Start of Stored data

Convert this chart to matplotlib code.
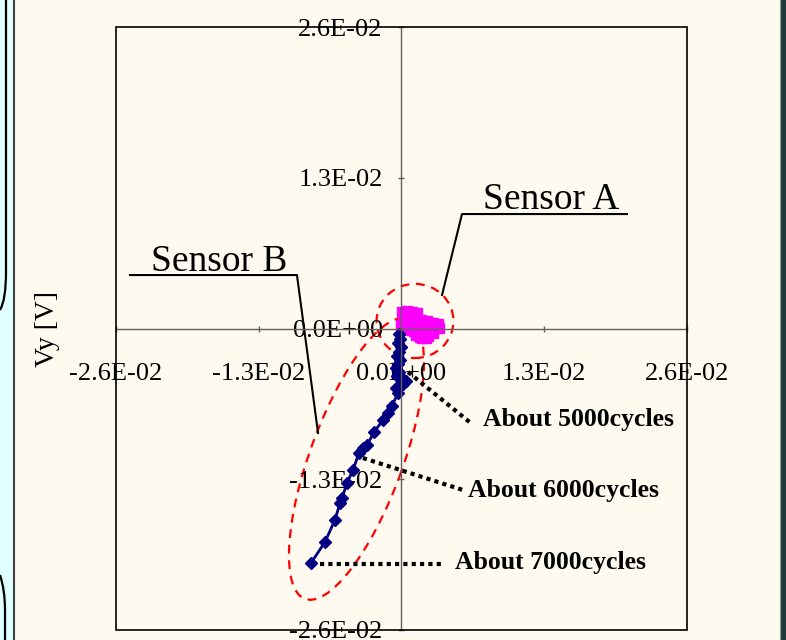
import matplotlib
matplotlib.use('Agg')
import matplotlib.pyplot as plt
from matplotlib.patches import Ellipse, Rectangle, PathPatch
from matplotlib.path import Path
from matplotlib.ticker import FuncFormatter

plt.rcParams['font.family'] = ['Liberation Serif', 'DejaVu Serif']

# Sensor A (magenta cluster around the origin)
sensor_a_x = [0.00005, 0.00050, 0.00096, 0.00141, 0.00023, 0.00077, 0.00123, 0.00178,
              0.00232, 0.00287, 0.00332, 0.00342, 0.00296, 0.00250, 0.00196, 0.00141,
              0.00087, 0.00032, -0.00005, 0.00041, 0.00096, 0.00150, 0.00196, 0.00250,
              0.00287, 0.00241, 0.00187, 0.00132, 0.00168, 0.00223, 0.00114, 0.00014]
sensor_a_y = [0.00142, 0.00151, 0.00142, 0.00134, 0.00099, 0.00108, 0.00091, 0.00073,
              0.00065, 0.00047, 0.00039, 0.00004, 0.00004, 0.00022, 0.00039, 0.00056,
              0.00065, 0.00065, 0.00030, 0.00013, 0.00013, -0.00004, -0.00030, -0.00030,
              -0.00039, -0.00065, -0.00082, -0.00056, -0.00073, -0.00082, -0.00022, -0.00013]

# Sensor B (navy path drifting down-left with cycles)
sensor_b_x = [-0.00023, -0.00014, -0.00032, -0.00005, -0.00023, -0.00041, -0.00014, -0.00032,
              -0.00050, -0.00023, -0.00041, 0.00005, 0.00041, -0.00005, -0.00050, 0.00014,
              -0.00032, -0.00087, -0.00123, -0.00168, -0.00250, -0.00314, -0.00351, -0.00387,
              -0.00442, -0.00496, -0.00542, -0.00560, -0.00606, -0.00697, -0.00824]
sensor_b_y = [-0.00047, -0.00091, -0.00125, -0.00160, -0.00203, -0.00237, -0.00272, -0.00306,
              -0.00341, -0.00375, -0.00410, -0.00427, -0.00453, -0.00487, -0.00513, -0.00479,
              -0.00556, -0.00668, -0.00729, -0.00789, -0.00893, -0.01005, -0.01031, -0.01074,
              -0.01220, -0.01332, -0.01462, -0.01505, -0.01651, -0.01841, -0.02022]

ticks = [-0.026, -0.013, 0.0, 0.013, 0.026]
cycle_labels = ['About 5000cycles', 'About 6000cycles', 'About 7000cycles']

W, H = 786, 640
bg = '#FFFAF0'
fig = plt.figure(figsize=(W / 100, H / 100), dpi=100, facecolor=bg)


def fx(x):
    return x / W


def fy(y):
    return 1 - y / H


# slide decoration on the edges
fig.add_artist(Rectangle((0, 0), fx(14), 1, transform=fig.transFigure,
                         facecolor='#E0FFFF', edgecolor='none'))
fig.add_artist(plt.Line2D([fx(14.5), fx(14.5)], [0, 1], transform=fig.transFigure,
                          color='#404040', lw=1.5))
verts = [(fx(6), fy(0)), (fx(6), fy(272)), (fx(6), fy(300)), (fx(0), fy(310))]
codes = [Path.MOVETO, Path.LINETO, Path.CURVE3, Path.CURVE3]
fig.add_artist(PathPatch(Path(verts, codes), transform=fig.transFigure,
                         facecolor='none', edgecolor='black', lw=1.6))
verts = [(fx(0), fy(575)), (fx(5), fy(590)), (fx(5), fy(610)), (fx(5), fy(640))]
codes = [Path.MOVETO, Path.CURVE3, Path.CURVE3, Path.LINETO]
fig.add_artist(PathPatch(Path(verts, codes), transform=fig.transFigure,
                         facecolor='none', edgecolor='black', lw=1.6))
fig.add_artist(Rectangle((fx(781), 0), fx(5), 1, transform=fig.transFigure,
                         facecolor='#1F3A3A', edgecolor='none'))
fig.add_artist(plt.Line2D([fx(779.5), fx(779.5)], [0, 1], transform=fig.transFigure,
                          color='#9A9A9A', lw=0.8))

ax = fig.add_axes([fx(116), fy(630), 571 / W, 603 / H])
ax.set_facecolor(bg)
ax.set_xlim(-0.026, 0.026)
ax.set_ylim(-0.026, 0.026)

for side in ['top', 'right']:
    ax.spines[side].set_visible(False)
for side in ['left', 'bottom']:
    ax.spines[side].set_position(('data', 0))
    ax.spines[side].set_color('#606060')
    ax.spines[side].set_linewidth(1.0)
ax.add_patch(Rectangle((0, 0), 1, 1, transform=ax.transAxes, fill=False,
                       edgecolor='black', lw=1.2, clip_on=False, zorder=3))

fmt = FuncFormatter(lambda v, p: f'{v:.1E}')
ax.set_xticks(ticks)
ax.set_yticks(ticks)
ax.xaxis.set_major_formatter(fmt)
ax.yaxis.set_major_formatter(fmt)
ax.tick_params(axis='both', direction='inout', length=5, width=1, color='#606060',
               labelsize=19)
ax.tick_params(axis='x', pad=22)
ax.tick_params(axis='y', pad=11)
for lab in ax.get_xticklabels() + ax.get_yticklabels():
    lab.set_clip_on(False)

fig.text(fx(48), fy(329), 'Vy [V]', rotation=90, ha='center', va='center', fontsize=20)

# dashed ellipses
ax.add_patch(Ellipse((0.00123, 0.00065), 0.00700, 0.00640, fill=False,
                     edgecolor='#FF0000', lw=1.6, ls=(0, (4, 3)), zorder=1))
ax.add_patch(Ellipse((-0.0041, -0.01125), 0.0259, 0.0084, angle=68.5, fill=False,
                     edgecolor='#FF0000', lw=1.6, ls=(0, (4, 3)), zorder=1))

ax.plot(sensor_a_x, sensor_a_y, color='#FF00FF', marker='s', markersize=7,
        lw=2, zorder=2, clip_on=False)
ax.plot(sensor_b_x, sensor_b_y, color='#000080', marker='D', markersize=6.5,
        lw=2, zorder=2, clip_on=False)

# sensor callouts
ax.plot([0.02053, 0.00551, 0.00369], [0.00987, 0.00987, 0.00289], color='black', lw=1.5)
ax.text(0.01361, 0.01031, 'Sensor A', fontsize=27, ha='center', va='baseline')
ax.plot([-0.02472, -0.00952, -0.00760], [0.00461, 0.00461, -0.00901], color='black', lw=1.5)
ax.text(-0.01662, 0.00496, 'Sensor B', fontsize=27, ha='center', va='baseline')

# cycle callouts
leaders = [((0.00059, -0.00375), (0.00642, -0.00824), (0.00742, -0.00789)),
           ((-0.00351, -0.01117), (0.00560, -0.01393), (0.00606, -0.01401)),
           ((-0.00743, -0.02031), (0.00378, -0.02031), (0.00487, -0.02014))]
for label, (p0, p1, pt) in zip(cycle_labels, leaders):
    ax.plot([p0[0], p1[0]], [p0[1], p1[1]], color='black', lw=3, ls=(0, (1, 1)),
            zorder=2.6)
    ax.text(pt[0], pt[1], label, fontsize=18.5, fontweight='bold', ha='left', va='center')

fig.savefig('out.png', dpi=100, facecolor=bg)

End of Stored data

With the pictures left out, restate word for word every line of the data above, from the first down to the line that contains "plt.rcParams['font.family'] = ['Liberation".

Task solution:
Convert this chart to matplotlib code.
import matplotlib
matplotlib.use('Agg')
import matplotlib.pyplot as plt
from matplotlib.patches import Ellipse, Rectangle, PathPatch
from matplotlib.path import Path
from matplotlib.ticker import FuncFormatter

plt.rcParams['font.family'] = ['Liberation Serif', 'DejaVu Serif']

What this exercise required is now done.